Technical Difficulties

I’m having computer issues and am having to work on an old s-l-o-w computer that I keep for emergencies. I hate slow computers.

This post by Greg Sargent is the best thing I’ve read today. He points to a bobblehead calling for a third party to take the middle ground between the Dems and Republicans … but this mythical third party looks a whole lot like the Democratic party we have already.

Matt Yglesias weighs in on the same issue, quoting an article by Matt Miller. Here is Miller

Or take health care. Republicans say the answer is to repeal President Obama’s reforms — but they won’t offer plans to insure more than 3 million of the 50 million Americans who lack coverage. Yet Democrats want to micromanage providers, protect the trial lawyers who bankroll their campaigns, and fully insulate people from the costs of their own care, assuring that there’s no consumer brake on runaway costs. Again, Democrats and Republicans can’t solve the problem.

Matt:

Democrats wrote and passed a major health care bill back in 2010. It they wanted to “fully insulate people from the costs of their own care” that would have been a good opportunity to do this. But they didn’t. I’m not sure how people with centrist views expect to see the political system respond to them if they fail to acknowledge it when their views are adopted. There obviously are important ideological litmus tests in American politics, of which the absolute prohibition on Republicans raising taxes strikes me as the most consequential, but it’s hard to talk about them if you won’t identify them precisely.

Scott Lemieux:

Daydream believing about a third party from the left is at least understandable. Indeed, Naderite critiques of the content of policies favored by moderate Democrats are largely correct, although I think they underestimate the structural roadblocks to progressive policy in the United States, and they’re completely wrong about believing that third parties have any chance of solving the problem. But at least the critique is coherent in its own way. The Miller/Friedman dream for moderate Democratic policies to be advanced by a billionaire dreamboat who would be able to get his policies enacted in every last detail through sheer force of centrist wisdom, by contrast, it just pathetic.

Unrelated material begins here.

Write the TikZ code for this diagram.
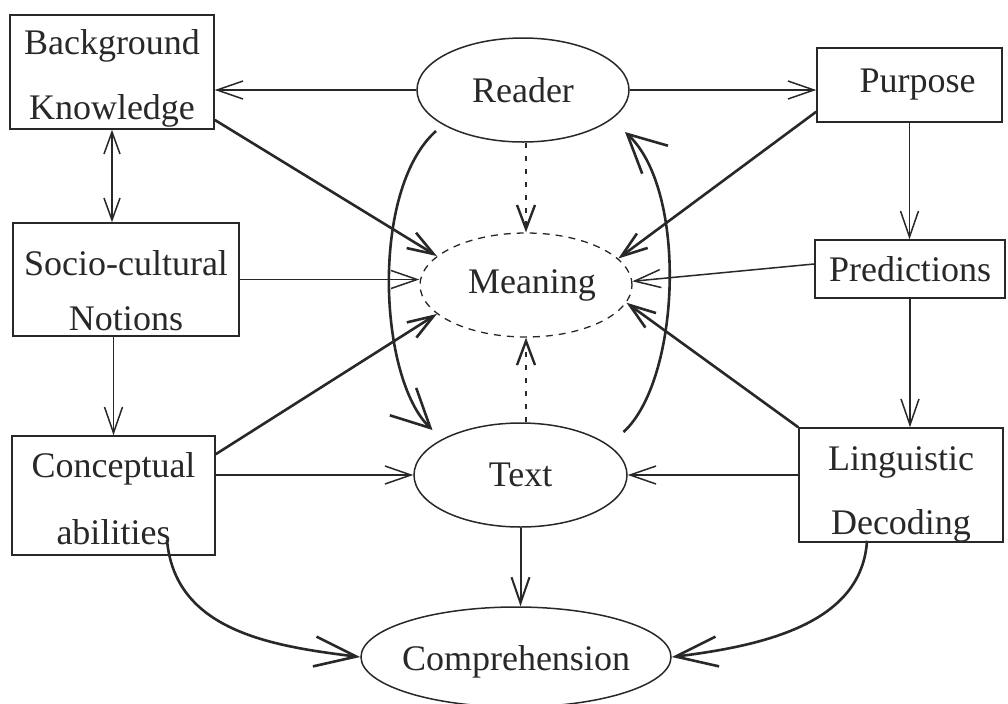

Pathetic, and possibly channeling the ghost of David Broder.

4 thoughts on “Technical Difficulties

  1. “I’m not sure how people with centrist views expect to see the political system respond to them if they fail to acknowledge it when their views are adopted”

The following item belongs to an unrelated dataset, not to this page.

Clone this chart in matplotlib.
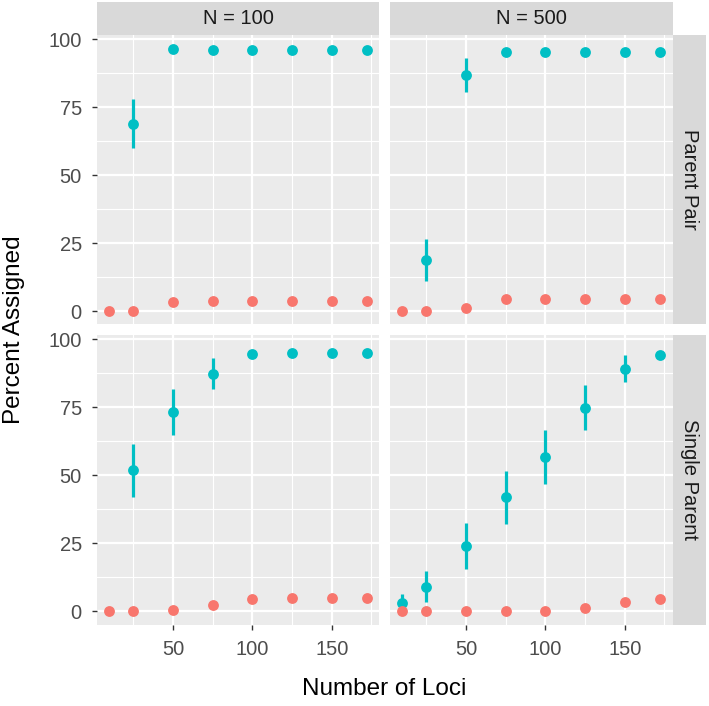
import numpy as np
import matplotlib
matplotlib.use("Agg")
import matplotlib.pyplot as plt
from matplotlib.ticker import FixedLocator

# ---------------- data ----------------
loci = [10, 25, 50, 75, 100, 125, 150, 172]
col_labels = ["N = 100", "N = 500"]
row_labels = ["Parent Pair", "Single Parent"]
nan = np.nan

# Parent Pair, N = 100
pp100_red = [0, 0, 3.3, 3.8, 3.9, 3.9, 3.9, 3.9]
pp100_cyan = [nan, 68.9, 96.4, 96.1, 96.1, 96.1, 96.1, 96.1]
pp100_cyan_lo = [nan, 60.1, nan, nan, nan, nan, nan, nan]
pp100_cyan_hi = [nan, 78.0, nan, nan, nan, nan, nan, nan]

# Parent Pair, N = 500
pp500_red = [0, 0, 1.0, 4.5, 4.4, 4.5, 4.5, 4.4]
pp500_cyan = [nan, 19.0, 86.9, 95.2, 95.2, 95.2, 95.4, 95.4]
pp500_cyan_lo = [nan, 11.1, 80.5, nan, nan, nan, nan, nan]
pp500_cyan_hi = [nan, 26.5, 93.2, nan, nan, nan, nan, nan]

# Single Parent, N = 100
sp100_red = [0, 0, 0.5, 2.4, 4.4, 4.8, 4.8, 4.8]
sp100_cyan = [nan, 51.8, 73.3, 87.3, 94.5, 95.1, 95.1, 95.1]
sp100_cyan_lo = [nan, 42.0, 64.7, 81.6, nan, nan, nan, nan]
sp100_cyan_hi = [nan, 61.6, 81.8, 93.1, nan, nan, nan, nan]

# Single Parent, N = 500
sp500_red = [0, 0, 0, 0, 0, 1.1, 3.4, 4.5]
sp500_cyan = [3.1, 8.9, 23.9, 41.9, 56.7, 74.7, 89.2, 94.1]
sp500_cyan_lo = [0.0, 3.3, 15.5, 32.2, 46.9, 66.5, 84.2, nan]
sp500_cyan_hi = [6.2, 14.6, 32.3, 51.5, 66.5, 83.1, 94.1, nan]

panels = {
    (0, 0): (pp100_red, pp100_cyan, pp100_cyan_lo, pp100_cyan_hi),
    (0, 1): (pp500_red, pp500_cyan, pp500_cyan_lo, pp500_cyan_hi),
    (1, 0): (sp100_red, sp100_cyan, sp100_cyan_lo, sp100_cyan_hi),
    (1, 1): (sp500_red, sp500_cyan, sp500_cyan_lo, sp500_cyan_hi),
}

x_major = [50, 100, 150]
x_minor = [25, 75, 125, 175]
y_major = [0, 25, 50, 75, 100]
y_minor = [12.5, 37.5, 62.5, 87.5]

# ---------------- style ----------------
plt.rcParams['font.family'] = ['Liberation Sans', 'DejaVu Sans']
RED = '#F8766D'
CYAN = '#00BFC4'
PANEL_BG = '#EBEBEB'
STRIP_BG = '#D9D9D9'

W, H = 709, 706
fig = plt.figure(figsize=(W / 100, H / 100), dpi=100)


def fx(px):
    return px / W


def fy(py):
    return 1 - py / H


col_x = [(96.5, 379.5), (389.5, 672.5)]
row_y = [(35.0, 324.5), (335.0, 624.5)]

xmin, xmax = min(loci), max(loci)
xr = xmax - xmin
xlim = (xmin - 0.05 * xr, xmax + 0.05 * xr)
ylim = (-4.9, 101.6)

for (r, c), (red, cyan, lo, hi) in panels.items():
    x0, x1 = col_x[c]
    y0, y1 = row_y[r]
    ax = fig.add_axes([fx(x0), fy(y1), fx(x1) - fx(x0), fy(y0) - fy(y1)])
    ax.set_facecolor(PANEL_BG)
    ax.set_xlim(*xlim)
    ax.set_ylim(*ylim)
    for s in ax.spines.values():
        s.set_visible(False)
    ax.xaxis.set_major_locator(FixedLocator(x_major))
    ax.xaxis.set_minor_locator(FixedLocator(x_minor))
    ax.yaxis.set_major_locator(FixedLocator(y_major))
    ax.yaxis.set_minor_locator(FixedLocator(y_minor))
    ax.grid(which='major', color='white', linewidth=1.6)
    ax.grid(which='minor', color='white', linewidth=0.8)
    ax.set_axisbelow(True)
    ax.tick_params(which='minor', length=0)
    ax.tick_params(which='major', length=3.6, width=1.0, color='#333333',
                   labelcolor='#4D4D4D', labelsize=14.5)
    ax.tick_params(axis='y', pad=7)
    ax.tick_params(axis='x', pad=7.5)
    if r == 0:
        ax.tick_params(axis='x', which='major', length=0, labelbottom=False)
    if c == 1:
        ax.tick_params(axis='y', which='major', length=0, labelleft=False)

    xa = np.array(loci, dtype=float)
    cy = np.array(cyan, dtype=float)
    lo_a = np.array(lo, dtype=float)
    hi_a = np.array(hi, dtype=float)
    m = ~np.isnan(lo_a)
    ax.vlines(xa[m], lo_a[m], hi_a[m], color=CYAN, linewidth=2.3, zorder=3)
    mc = ~np.isnan(cy)
    ax.plot(xa[mc], cy[mc], 'o', color=CYAN, markersize=7.8, markeredgewidth=0,
            zorder=4, clip_on=False)
    ax.plot(xa, red, 'o', color=RED, markersize=7.8, markeredgewidth=0,
            zorder=5, clip_on=False)

    # top strips
    if r == 0:
        sax = fig.add_axes([fx(x0), fy(35.0), fx(x1) - fx(x0), fy(2.0) - fy(35.0)])
        sax.set_facecolor(STRIP_BG)
        sax.set_xticks([]); sax.set_yticks([])
        for s in sax.spines.values():
            s.set_visible(False)
        sax.text(0.5, 0.5, col_labels[c], ha='center', va='center',
                 fontsize=14.5, color='#1A1A1A', transform=sax.transAxes)
    # right strips
    if c == 1:
        sax = fig.add_axes([fx(672.5), fy(y1), fx(705.5) - fx(672.5), fy(y0) - fy(y1)])
        sax.set_facecolor(STRIP_BG)
        sax.set_xticks([]); sax.set_yticks([])
        for s in sax.spines.values():
            s.set_visible(False)
        sax.text(0.5, 0.5, row_labels[r], ha='center', va='center', rotation=-90,
                 fontsize=14.5, color='#1A1A1A', transform=sax.transAxes)

fig.text(fx(384.5), fy(689), 'Number of Loci', ha='center', va='center',
         fontsize=17.5, color='black')
fig.text(fx(14), fy(330), 'Percent Assigned', ha='center', va='center',
         rotation=90, fontsize=17.5, color='black')

fig.savefig('out.png', dpi=100, facecolor='white')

    This, of course, has been the problem with Miller’s thinking all along – the unshakeable but thoroughly false assumption that something cannot be centrist if the Republicans claim they hate it.

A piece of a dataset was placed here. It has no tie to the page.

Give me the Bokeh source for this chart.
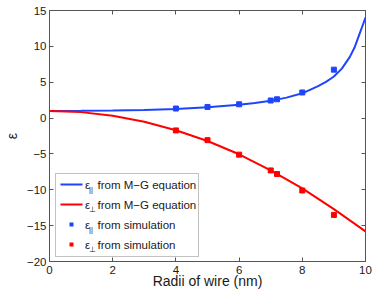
from bokeh.plotting import figure
from bokeh.models import Range1d, FixedTicker, LinearAxis, BoxAnnotation, Label
from bokeh.embed import file_html
from bokeh.resources import INLINE

# ---- data ----
x_mg_par = [0, 1, 2, 3, 4, 5, 6, 6.5, 7, 7.5, 8, 8.5, 8.75, 9, 9.25, 9.5, 9.65, 9.8, 9.9, 10]
eps_mg_par = [1.0, 1.01, 1.05, 1.13, 1.28, 1.5, 1.85, 2.1, 2.4, 2.85, 3.45, 4.45, 5.05,
              5.8, 6.9, 8.5, 9.8, 11.6, 12.8, 14.0]

x_mg_perp = [0, 1, 2, 3, 4, 5, 6, 7, 8, 9, 10]
eps_mg_perp = [1.0, 0.83, 0.32, -0.52, -1.7, -3.2, -5.05, -7.3, -9.8, -12.7, -15.8]

x_sim = [4, 5, 6, 7, 7.2, 8, 9]
eps_sim_par = [1.33, 1.55, 1.92, 2.45, 2.62, 3.57, 6.75]
eps_sim_perp = [-1.72, -3.08, -5.1, -7.3, -7.8, -10.1, -13.5]

x_ticks = [0, 2, 4, 6, 8, 10]
y_ticks = [-20, -15, -10, -5, 0, 5, 10, 15]

x_label = "Radii of wire (nm)"
y_label = "ε"
legend_main = ["ε", "ε", "ε", "ε"]
legend_sub = ["||", "⊥", "||", "⊥"]
legend_text = ["from M−G equation", "from M−G equation",
               "from simulation", "from simulation"]

BLUE = "#1f45fc"
RED = "#ff0000"
AXIS = "#555555"
TEXT = "#1a1a1a"
FONT = "Liberation Sans"

p = figure(width=374, height=293, x_range=Range1d(0, 10), y_range=Range1d(-20, 15),
           output_backend="svg", toolbar_location=None,
           min_border_left=45, min_border_right=9, min_border_top=10, min_border_bottom=32)
p.outline_line_color = None
p.grid.visible = False
p.background_fill_color = "white"
p.border_fill_color = "white"

def style_axis(ax, labels=True):
    ax.axis_line_color = AXIS
    ax.axis_line_width = 1
    ax.major_tick_line_color = AXIS
    ax.major_tick_in = 4
    ax.major_tick_out = 0
    ax.minor_tick_line_color = None
    ax.major_label_text_font = FONT
    ax.major_label_text_color = TEXT
    if labels:
        ax.major_label_text_font_size = "11.5px"
    else:
        ax.major_label_text_font_size = "1px"
        ax.major_label_text_color = None
        ax.major_label_standoff = 0

style_axis(p.xaxis[0])
style_axis(p.yaxis[0])
p.xaxis[0].ticker = FixedTicker(ticks=x_ticks)
p.yaxis[0].ticker = FixedTicker(ticks=y_ticks)
p.xaxis[0].major_label_standoff = 4
p.yaxis[0].major_label_standoff = 3
p.yaxis[0].major_label_overrides = {t: (("−" + str(-t)) if t < 0 else str(t)) for t in y_ticks}

p.xaxis[0].axis_label = x_label
p.xaxis[0].axis_label_text_font = FONT
p.xaxis[0].axis_label_text_font_style = "normal"
p.xaxis[0].axis_label_text_font_size = "14px"
p.xaxis[0].axis_label_text_color = TEXT
p.xaxis[0].axis_label_standoff = -4

p.yaxis[0].axis_label = y_label
p.yaxis[0].axis_label_text_font = FONT
p.yaxis[0].axis_label_text_font_style = "normal"
p.yaxis[0].axis_label_text_font_size = "14px"
p.yaxis[0].axis_label_text_color = TEXT
p.yaxis[0].axis_label_standoff = 4

top_ax = LinearAxis(ticker=FixedTicker(ticks=x_ticks))
right_ax = LinearAxis(ticker=FixedTicker(ticks=y_ticks))
style_axis(top_ax, labels=False)
style_axis(right_ax, labels=False)
p.add_layout(top_ax, "above")
p.add_layout(right_ax, "right")

# curves and simulation points
p.line(x_mg_par, eps_mg_par, line_color=BLUE, line_width=2)
p.line(x_mg_perp, eps_mg_perp, line_color=RED, line_width=2)
p.scatter(x_sim, eps_sim_par, marker="square", size=5, fill_color=BLUE, line_color=BLUE)
p.scatter(x_sim, eps_sim_perp, marker="square", size=5, fill_color=RED, line_color=RED)

# manual legend (screen units, relative to the plot frame)
def sbox(left, right, bottom, top, **kw):
    return BoxAnnotation(left=left, right=right, bottom=bottom, top=top,
                         left_units="screen", right_units="screen",
                         bottom_units="screen", top_units="screen",
                         fill_alpha=1.0, level="overlay", **kw)

p.add_layout(sbox(6, 149, 5, 88, fill_color="white", line_color="#333333", line_width=1))
rows_y = [77, 57, 37, 17]
sample_colors = [BLUE, RED, BLUE, RED]
for i, yy in enumerate(rows_y):
    if i < 2:
        p.add_layout(sbox(11, 33, yy - 1, yy + 1, fill_color=sample_colors[i], line_color=None))
    else:
        p.add_layout(sbox(20, 24, yy - 2, yy + 2, fill_color=sample_colors[i], line_color=None))
    p.add_layout(Label(x=35.5, y=yy, x_units="screen", y_units="screen",
                       text=legend_main[i], text_baseline="alphabetic",
                       text_font=FONT, text_font_size="11.5px",
                       text_color=TEXT, level="overlay"))
    p.add_layout(Label(x=39.5, y=yy - 5, x_units="screen", y_units="screen",
                       text=legend_sub[i], text_baseline="alphabetic",
                       text_font=FONT, text_font_size="7.5px",
                       text_color=TEXT, level="overlay"))
    p.add_layout(Label(x=48, y=yy, x_units="screen", y_units="screen",
                       text=legend_text[i], text_baseline="alphabetic",
                       text_font=FONT, text_font_size="11.5px",
                       text_color=TEXT, level="overlay"))

open("out.html", "w").write(file_html(p, INLINE))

  2. I love those columns where imbeciles like Friedman or Brooks pine for a 3rd Party Centrist candidate. It reminds of that Jimmy Buffett song, where he writes an ad for a new lover:
    “If you like Pina Colada’s, and getting caught in the rain…”

    If these imbeciles would look, ‘It’s their own lovin President.”
    They just never knew, “That he liked Pina Colada’s, and getting caught in the rain…”

    Assholes.

  3. If you want a progressive breakthrough via third-party politics, then make the third party be a rightist party. Use the Perot/Nader effect to your advantage.

    Therefore the Democrats, if they have any sense, should quietly fund the Libertarians; and similarly the Republicans should be quietly funding the Greens.